Improved Dielectric Strength of GIL Insulator by Multi-Dimensional Functionally Graded Materials Under Polarity Reversal Voltage

Abstract

In direct current gas-insulated transmission lines (DC-GILs), insulators often operate under temperature gradients and may experience polarity reversal voltages. To reduce flashover faults of DC-GIL insulators, this paper introduces a novel multi-dimensional functionally graded material (MFGM) insulator, which integrates a surface coating made of nonlinear conductivity material (SNCM) with a bulk constructed from permittivity functionally graded material (ϵ-FGM). Simulation and experimental studies were conducted under polarity reversal conditions and across different temperature gradients.

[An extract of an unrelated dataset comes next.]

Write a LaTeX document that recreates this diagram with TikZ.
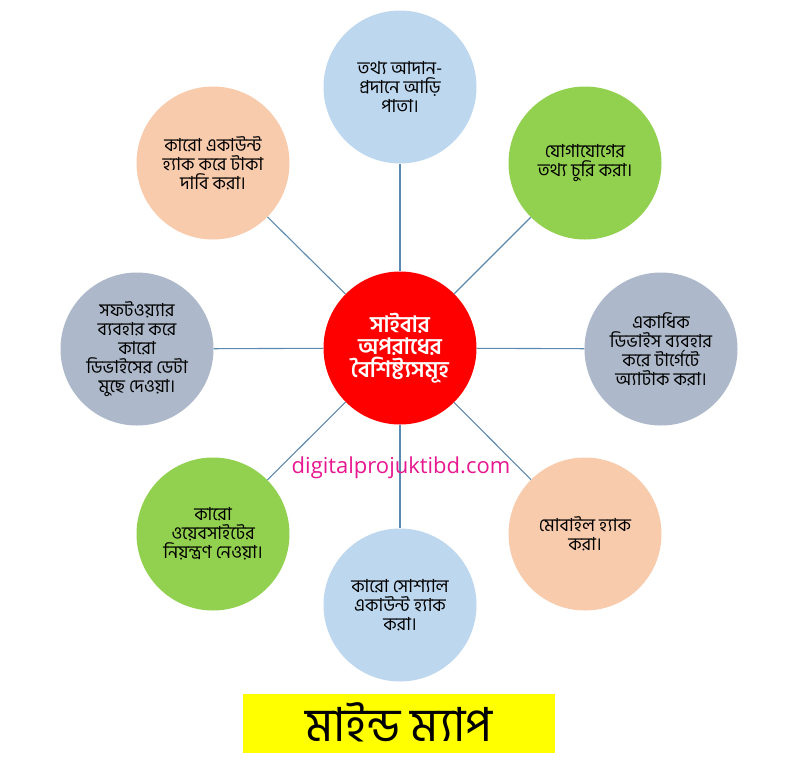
\documentclass[tikz,border=0pt]{standalone}
\usepackage{fontspec}
\setmainfont{Open Sans}
\newfontfamily\bnfont[Script=Bengali]{Hind Siliguri}
\usetikzlibrary{positioning}
\definecolor{linkblue}{HTML}{5B8AB0}
\definecolor{topicblue}{HTML}{BDD7EE}
\definecolor{topicgreen}{HTML}{92D050}
\definecolor{topicgrey}{HTML}{ADB9CA}
\definecolor{topicpeach}{HTML}{F8CBAD}
\definecolor{hubred}{HTML}{FF0000}
\definecolor{titleyellow}{HTML}{FFFF00}
\definecolor{sitepink}{HTML}{E6178F}
\tikzset{
  topic/.style={circle,draw=none,minimum size=153pt,inner sep=0pt,align=center,font=\bnfont\fontsize{18}{19}\selectfont,text=black},
  hub/.style={topic,fill=hubred,text=white,font=\bnfont\bfseries\fontsize{22.5}{22.5}\selectfont},
  link/.style={draw=linkblue,line width=1.1pt}
}
\begin{document}
\begin{tikzpicture}[x=1pt,y=-1pt]
\useasboundingbox (0,0) rectangle (795,764);
\node[hub] (center) at (400,348) {সাইবার\\অপরাধের\\বৈশিষ্ট্যসমূহ};
\node[topic,fill=topicblue] (north) at (400,87) {তথ্য আদান-\\প্রদানে আড়ি\\পাতা।};
\node[topic,fill=topicgreen] (northeast) at (585,163) {যোগাযোগের\\তথ্য চুরি করা।};
\node[topic,fill=topicgrey] (east) at (661,349) {একাধিক\\ডিভাইস ব্যবহার\\করে টার্গেটে\\অ্যাটাক করা।};
\node[topic,fill=topicpeach] (southeast) at (585,534) {মোবাইল হ্যাক\\করা।};
\node[topic,fill=topicblue] (south) at (400,605) {কারো সোশ্যাল\\একাউন্ট হ্যাক\\করা।};
\node[topic,fill=topicgreen] (southwest) at (213,534) {কারো\\ওয়েবসাইটের\\নিয়ন্ত্রণ নেওয়া।};
\node[topic,fill=topicgrey] (west) at (137,349) {সফটওয়্যার\\ব্যবহার করে\\কারো\\ডিভাইসের ডেটা\\মুছে দেওয়া।};
\node[topic,fill=topicpeach] (northwest) at (213,163) {কারো একাউন্ট\\হ্যাক করে টাকা\\দাবি করা।};

\draw[link] (center) -- (north);
\draw[link] (center) -- (northeast);
\draw[link] (center) -- (east);
\draw[link] (center) -- (southeast);
\draw[link] (center) -- (south);
\draw[link] (center) -- (southwest);
\draw[link] (center) -- (west);
\draw[link] (center) -- (northwest);

\node[font=\fontsize{22}{26}\selectfont,text=sitepink,inner sep=0pt] (site) at (401,468) {digitalprojuktibd.com};
\node[fill=titleyellow,minimum width=312pt,minimum height=59pt,inner sep=0pt,font=\bnfont\fontsize{47}{50}\selectfont] (title) at (399,723.5) {\raisebox{3pt}{মাইন্ড ম্যাপ}};
\end{tikzpicture}
\end{document}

Results show that the SNCM insulators can uniform the electric field (E-field) distributions before polarity reversal under various temperature gradients, but enhance the E-field distortion after polarity reversal at T_HV of 25 and 50 °C. The MFGM insulator can effectively regulate the E-field distributions across all temperature gradients both before and after polarity reversal, leading to flashover voltage improvements of 6.5%, 9.8%, and 21.9% at T_HV of 25, 50, and 70 °C, respectively. Moreover, flashover voltages of all insulators under the negative-to-positive condition are notably higher than those under the positive-to-negative condition, exhibiting a pronounced polarity effect. Results suggest that the MFGM insulator holds promise for applications in DC-GIL projects.